> Data block
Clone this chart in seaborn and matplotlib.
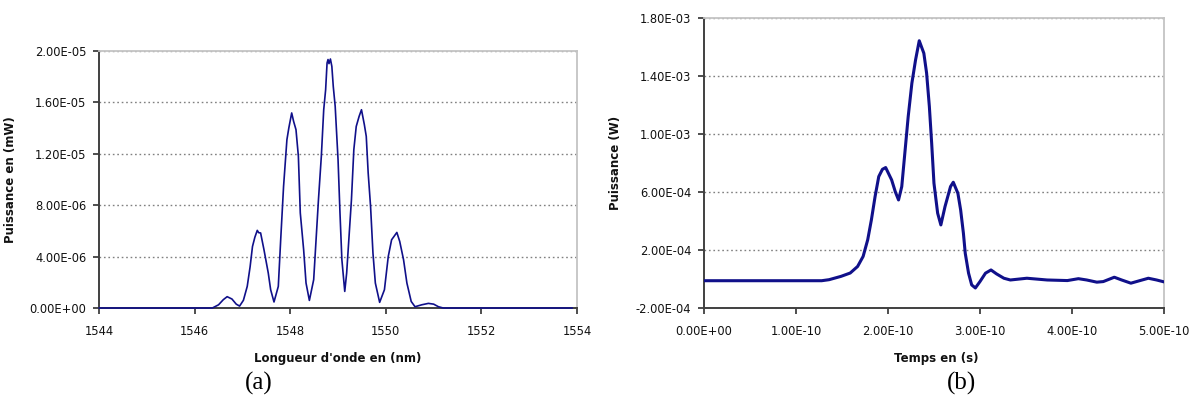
import matplotlib
matplotlib.use("Agg")
import matplotlib.pyplot as plt
import seaborn as sns
import pandas as pd
from matplotlib.ticker import FuncFormatter

# (a) optical spectrum: wavelength (nm) vs power (x1e-6 mW)
wavelength_nm = [1544.0, 1546.37, 1546.50, 1546.60, 1546.68, 1546.78, 1546.87, 1546.94,
                 1547.02, 1547.10, 1547.16, 1547.21, 1547.26, 1547.31, 1547.34, 1547.38,
                 1547.45, 1547.54, 1547.59, 1547.66, 1547.75, 1547.80, 1547.86, 1547.93,
                 1547.97, 1548.03, 1548.07, 1548.12, 1548.17, 1548.21, 1548.28, 1548.33,
                 1548.40, 1548.49, 1548.54, 1548.59, 1548.65, 1548.70, 1548.74, 1548.77,
                 1548.79, 1548.81, 1548.84, 1548.87, 1548.90, 1548.94, 1549.00, 1549.04,
                 1549.08, 1549.14, 1549.18, 1549.22, 1549.28, 1549.33, 1549.38, 1549.44,
                 1549.49, 1549.55, 1549.59, 1549.63, 1549.68, 1549.73, 1549.78, 1549.87,
                 1549.97, 1550.05, 1550.12, 1550.18, 1550.23, 1550.29, 1550.37, 1550.44,
                 1550.53, 1550.61, 1550.75, 1550.89, 1551.00, 1551.10, 1551.20, 1553.90]
spectrum_uW = [0.0, 0.0, 0.25, 0.65, 0.88, 0.70, 0.30, 0.15,
               0.60, 1.68, 3.20, 4.78, 5.50, 6.03, 5.85, 5.83,
               4.53, 2.72, 1.42, 0.47, 1.68, 5.30, 9.44, 13.07,
               13.98, 15.15, 14.50, 13.85, 11.78, 7.38, 4.53, 1.94,
               0.59, 2.20, 5.30, 8.41, 11.78, 15.40, 16.95, 19.03,
               19.30, 18.98, 19.34, 18.77, 17.20, 15.66, 11.50, 7.40,
               3.75, 1.29, 2.72, 5.00, 8.41, 12.30, 14.10, 14.88,
               15.40, 14.24, 13.33, 10.49, 7.89, 4.27, 1.94, 0.44,
               1.42, 4.00, 5.30, 5.61, 5.87, 5.17, 3.75, 1.94,
               0.51, 0.10, 0.25, 0.36, 0.30, 0.10, 0.0, 0.0]

# (b) temporal pulse: time (x1e-10 s) vs power (x1e-4 W)
time_e10 = [0.00, 1.28, 1.36, 1.49, 1.59, 1.67, 1.73, 1.78, 1.82, 1.86, 1.90, 1.94,
            1.975, 2.04, 2.08, 2.115, 2.15, 2.19, 2.22, 2.26, 2.30, 2.34, 2.39, 2.42,
            2.45, 2.475, 2.50, 2.54, 2.575, 2.62, 2.68, 2.71, 2.76, 2.79, 2.82, 2.84,
            2.876, 2.91, 2.95, 3.00, 3.06, 3.12, 3.18, 3.26, 3.33, 3.51, 3.73, 3.95,
            4.07, 4.16, 4.27, 4.34, 4.46, 4.54, 4.64, 4.74, 4.83, 4.92, 5.00]
pulse_e4 = [-0.12, -0.12, -0.05, 0.18, 0.41, 0.86, 1.55, 2.70, 4.07, 5.67, 7.05, 7.55,
            7.67, 6.82, 6.00, 5.44, 6.36, 9.11, 11.18, 13.48, 15.08, 16.40, 15.54, 14.17,
            11.87, 9.35, 6.59, 4.53, 3.72, 4.98, 6.36, 6.66, 5.90, 4.75, 3.15, 1.77,
            0.40, -0.41, -0.62, -0.18, 0.40, 0.62, 0.35, 0.05, -0.07, 0.05, -0.07, -0.11,
            0.02, -0.07, -0.22, -0.18, 0.12, -0.07, -0.29, -0.11, 0.05, -0.07, -0.20]

a_xticks = [1544, 1546, 1548, 1550, 1552, 1554]
a_yticks = [0.0, 4e-6, 8e-6, 1.2e-5, 1.6e-5, 2e-5]
b_xticks = [0.0, 1e-10, 2e-10, 3e-10, 4e-10, 5e-10]
b_yticks = [-2e-4, 2e-4, 6e-4, 1e-3, 1.4e-3, 1.8e-3]

sns.set_theme(style="white")
plt.rcParams["font.family"] = ["DejaVu Sans"]

df_a = pd.DataFrame({"wl": wavelength_nm, "p": [v * 1e-6 for v in spectrum_uW]})
df_b = pd.DataFrame({"t": [v * 1e-10 for v in time_e10], "p": [v * 1e-4 for v in pulse_e4]})

fig = plt.figure(figsize=(11.99, 4.07), dpi=100)
ax_a = fig.add_axes([0.0826, 0.2432, 0.3987, 0.6327])
ax_b = fig.add_axes([0.5871, 0.2432, 0.3837, 0.7138])

line_color = "#10108a"
sns.lineplot(data=df_a, x="wl", y="p", ax=ax_a, color=line_color, linewidth=1.2,
             estimator=None, sort=False, zorder=4, clip_on=False)
sns.lineplot(data=df_b, x="t", y="p", ax=ax_b, color=line_color, linewidth=2.2,
             estimator=None, sort=False, zorder=4)

sci = FuncFormatter(lambda v, pos: f"{v:.2E}")
tick_font = 8.3

for ax, xt, yt in ((ax_a, a_xticks, a_yticks), (ax_b, b_xticks, b_yticks)):
    ax.set_xlim(xt[0], xt[-1])
    ax.set_ylim(yt[0], yt[-1])
    ax.set_xticks(xt)
    ax.set_yticks(yt)
    ax.yaxis.set_major_formatter(sci)
    ax.tick_params(axis="both", direction="out", length=4, width=1.2, color="#303030",
                   labelsize=tick_font, labelcolor="#111111", pad=5)
    ax.tick_params(axis="x", pad=8)
    ax.tick_params(left=True, bottom=True)
    ax.yaxis.grid(True, linestyle=(0, (1.2, 2.0)), color="#808080", linewidth=1.0)
    ax.xaxis.grid(False)
    ax.set_axisbelow(True)
    for side in ("left", "bottom"):
        ax.spines[side].set_color("#404040")
        ax.spines[side].set_linewidth(1.4)
    for side in ("top", "right"):
        ax.spines[side].set_color("#c4c4c4")
        ax.spines[side].set_linewidth(1.3)

ax_b.xaxis.set_major_formatter(sci)

label_kw = dict(fontsize=8.5, fontweight="bold", color="#111111")
ax_a.set_xlabel("Longueur d'onde en (nm)", **label_kw)
ax_a.set_ylabel("Puissance en (mW)", **label_kw)
ax_b.set_xlabel("Temps en (s)", **label_kw)
ax_b.set_ylabel("Puissance (W)", **label_kw)
ax_a.xaxis.set_label_coords(0.5, -0.171)
ax_a.yaxis.set_label_coords(-0.1715, 0.5)
ax_b.xaxis.set_label_coords(0.504, -0.151)
ax_b.yaxis.set_label_coords(-0.178, 0.5)

fig.text(259 / 1199, 1 - 383 / 407, "(a)", family="Liberation Serif", fontsize=18,
         ha="center", va="center", color="black")
fig.text(962 / 1199, 1 - 383 / 407, "(b)", family="Liberation Serif", fontsize=18,
         ha="center", va="center", color="black")

fig.savefig("out.png", dpi=100, facecolor="white")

> Written problem
Everything from the top line of the data down to and including the line with "0.51, 0.10, 0.25, 0.36, 0.30, 0.10, 0.0, 0.0]" is to be copied, except the pictures.

> Full solution
Clone this chart in seaborn and matplotlib.
import matplotlib
matplotlib.use("Agg")
import matplotlib.pyplot as plt
import seaborn as sns
import pandas as pd
from matplotlib.ticker import FuncFormatter

# (a) optical spectrum: wavelength (nm) vs power (x1e-6 mW)
wavelength_nm = [1544.0, 1546.37, 1546.50, 1546.60, 1546.68, 1546.78, 1546.87, 1546.94,
                 1547.02, 1547.10, 1547.16, 1547.21, 1547.26, 1547.31, 1547.34, 1547.38,
                 1547.45, 1547.54, 1547.59, 1547.66, 1547.75, 1547.80, 1547.86, 1547.93,
                 1547.97, 1548.03, 1548.07, 1548.12, 1548.17, 1548.21, 1548.28, 1548.33,
                 1548.40, 1548.49, 1548.54, 1548.59, 1548.65, 1548.70, 1548.74, 1548.77,
                 1548.79, 1548.81, 1548.84, 1548.87, 1548.90, 1548.94, 1549.00, 1549.04,
                 1549.08, 1549.14, 1549.18, 1549.22, 1549.28, 1549.33, 1549.38, 1549.44,
                 1549.49, 1549.55, 1549.59, 1549.63, 1549.68, 1549.73, 1549.78, 1549.87,
                 1549.97, 1550.05, 1550.12, 1550.18, 1550.23, 1550.29, 1550.37, 1550.44,
                 1550.53, 1550.61, 1550.75, 1550.89, 1551.00, 1551.10, 1551.20, 1553.90]
spectrum_uW = [0.0, 0.0, 0.25, 0.65, 0.88, 0.70, 0.30, 0.15,
               0.60, 1.68, 3.20, 4.78, 5.50, 6.03, 5.85, 5.83,
               4.53, 2.72, 1.42, 0.47, 1.68, 5.30, 9.44, 13.07,
               13.98, 15.15, 14.50, 13.85, 11.78, 7.38, 4.53, 1.94,
               0.59, 2.20, 5.30, 8.41, 11.78, 15.40, 16.95, 19.03,
               19.30, 18.98, 19.34, 18.77, 17.20, 15.66, 11.50, 7.40,
               3.75, 1.29, 2.72, 5.00, 8.41, 12.30, 14.10, 14.88,
               15.40, 14.24, 13.33, 10.49, 7.89, 4.27, 1.94, 0.44,
               1.42, 4.00, 5.30, 5.61, 5.87, 5.17, 3.75, 1.94,
               0.51, 0.10, 0.25, 0.36, 0.30, 0.10, 0.0, 0.0]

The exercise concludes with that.